One of the seemingly perennial questions in the field of gender studies was recently addressed by Anne-Marie Slaughter in a provocative essay published in the July/August 2012 issue of The Atlantic: Why Women Still Can't Have It All. Slaughter, who has enjoyed an exceptionally illustrious career at the highest levels of public policy and academia - Director of Policy Planning at the U.S. State Department is just one of the highlights studding her gliterring curriculum vitae - nevertheless concludes that having both a fulfilling family life and a stellar career is an impossibilty for all but a tiny minority of hugely privileged and/or able women. The present Bert G. Kerstetter '66 University Professor of Politics and International Affairs at Princeton University avers that only through closing the 'leadership gap' - populating the key positions in both government and corporations with greater numbers of women - can 'a society that genuinely works for all women' be attained.
Professor Slaughter's thesis is a seductive one, and there is certainly something to be said for having greater female representation at the highest levels of society: the potential for women to shape laws and working environments to take into account their realities should not be underestimated.
But reading her essay, one is left with the uneasy sensation that we have stood here before. At the time of writing, we are in the year 2012, at a time when both Western and non-Western nations have been profoundly influenced by first-, second-, third-wave and even post-feminism. Legal obstacles to female property ownership, education and employment - something that characterised most Western jurisdictions until well into the twentieth century - have been removed. In the Middle East and North African ('MENA') region, women are now more likely to go to university than men, while in educational superpower Finland a stunning 80% of young women enrol in undergraduate studies. Countries as diverse as Indonesia and Iceland - though not, intriguingly, the United States - have had female heads of state, and women make up substantial percentages of legislatures from Algeria to Argentina.

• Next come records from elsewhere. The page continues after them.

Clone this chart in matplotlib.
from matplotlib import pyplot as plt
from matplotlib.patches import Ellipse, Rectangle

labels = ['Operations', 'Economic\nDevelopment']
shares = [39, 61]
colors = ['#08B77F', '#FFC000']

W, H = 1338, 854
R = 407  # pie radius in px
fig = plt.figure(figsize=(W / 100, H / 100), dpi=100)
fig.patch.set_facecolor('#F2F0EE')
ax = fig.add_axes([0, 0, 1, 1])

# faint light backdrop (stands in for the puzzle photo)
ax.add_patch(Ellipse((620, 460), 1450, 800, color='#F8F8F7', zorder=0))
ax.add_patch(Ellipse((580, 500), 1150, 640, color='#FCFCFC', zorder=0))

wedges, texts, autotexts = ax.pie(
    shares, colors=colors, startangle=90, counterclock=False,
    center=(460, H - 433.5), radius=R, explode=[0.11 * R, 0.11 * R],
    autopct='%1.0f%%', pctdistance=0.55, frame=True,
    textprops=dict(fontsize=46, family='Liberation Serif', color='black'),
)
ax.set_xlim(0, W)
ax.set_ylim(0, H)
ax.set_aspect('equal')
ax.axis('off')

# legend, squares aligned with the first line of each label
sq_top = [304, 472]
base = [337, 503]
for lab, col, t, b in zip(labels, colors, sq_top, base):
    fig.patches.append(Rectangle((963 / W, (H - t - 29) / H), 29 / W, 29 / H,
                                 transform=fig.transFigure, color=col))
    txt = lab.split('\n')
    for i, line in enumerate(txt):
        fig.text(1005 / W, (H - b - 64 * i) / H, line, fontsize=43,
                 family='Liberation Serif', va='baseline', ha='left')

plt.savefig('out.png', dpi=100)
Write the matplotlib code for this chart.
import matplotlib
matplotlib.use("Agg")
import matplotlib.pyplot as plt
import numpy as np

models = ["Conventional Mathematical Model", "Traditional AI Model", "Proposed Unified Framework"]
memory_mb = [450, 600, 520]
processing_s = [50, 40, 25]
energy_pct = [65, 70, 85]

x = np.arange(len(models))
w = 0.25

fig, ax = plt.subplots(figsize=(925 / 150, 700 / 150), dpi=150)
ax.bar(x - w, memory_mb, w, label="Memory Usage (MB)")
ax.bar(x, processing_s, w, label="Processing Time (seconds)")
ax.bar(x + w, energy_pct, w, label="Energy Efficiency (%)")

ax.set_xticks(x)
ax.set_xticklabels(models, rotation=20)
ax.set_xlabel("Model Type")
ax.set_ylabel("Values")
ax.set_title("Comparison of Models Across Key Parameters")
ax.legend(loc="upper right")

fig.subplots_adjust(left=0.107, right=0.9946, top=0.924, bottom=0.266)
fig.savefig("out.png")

And yet, if anything, the relentless pressure - not just that provided by the intensity of office life or the latest protracted domestic crisis, but the psychological burden (recognised by Professor Slaughter) to conform to social expectactions of thinness and other aesthetic standards - and resulting dissatisfaction are, if anything, ballooning. The rapidly spreading disorder that is unipolar depression - predicted by the WHO to be the second leading cause of global disability burden by 2020 - is twice as common in women.
What Professor Slaughter's analysis misses are the immense cultural and even spiritual barriers that preclude the possibility of any kind of work-life balance, not just for many women but men, too. As Francis Fukuyama perceived a generation ago in his classic, little-understood The End of History and The Last Man, the modern or postmodern human is defined in part by its prizing of material prosperity and the concomitant disconnection from values, most notably spiritual ones. Accordingly (and particularly in the United States and the Anglosphere), vast swathes of the world population have turned work into their only calling and are perfecting the art of death by billable hour; the American Dream (and the Big Idea for much of the rest of the world) is to secure the privilege of being indentured to a financial institution for a minimum period of two-and-a-half decades. It is intellectually naive to desire equilbrium between the professional and the personal realms when this modality is missing from the soul.
Indeed, for both genders the idea that a work-life balance is a viable goal is increasingly not something that can be envisaged within the the paradigm of a conventional career. As Western economies undergo their own version of perestroika and emerging markets find their export horizons contracting by the month, the already chronically high levels of unemployment and insane competition for jobs afflicting much of the developed world will only deepen; public institutions and large private corporations - starved of tax revenues and government indulgence respectively - will demand more from less. Having Anything At All will require people to take selectively from existing systems and create their own structures - social, corporate and familial - if they are not to be condemned to the consequences of ever-accelerating scarcity.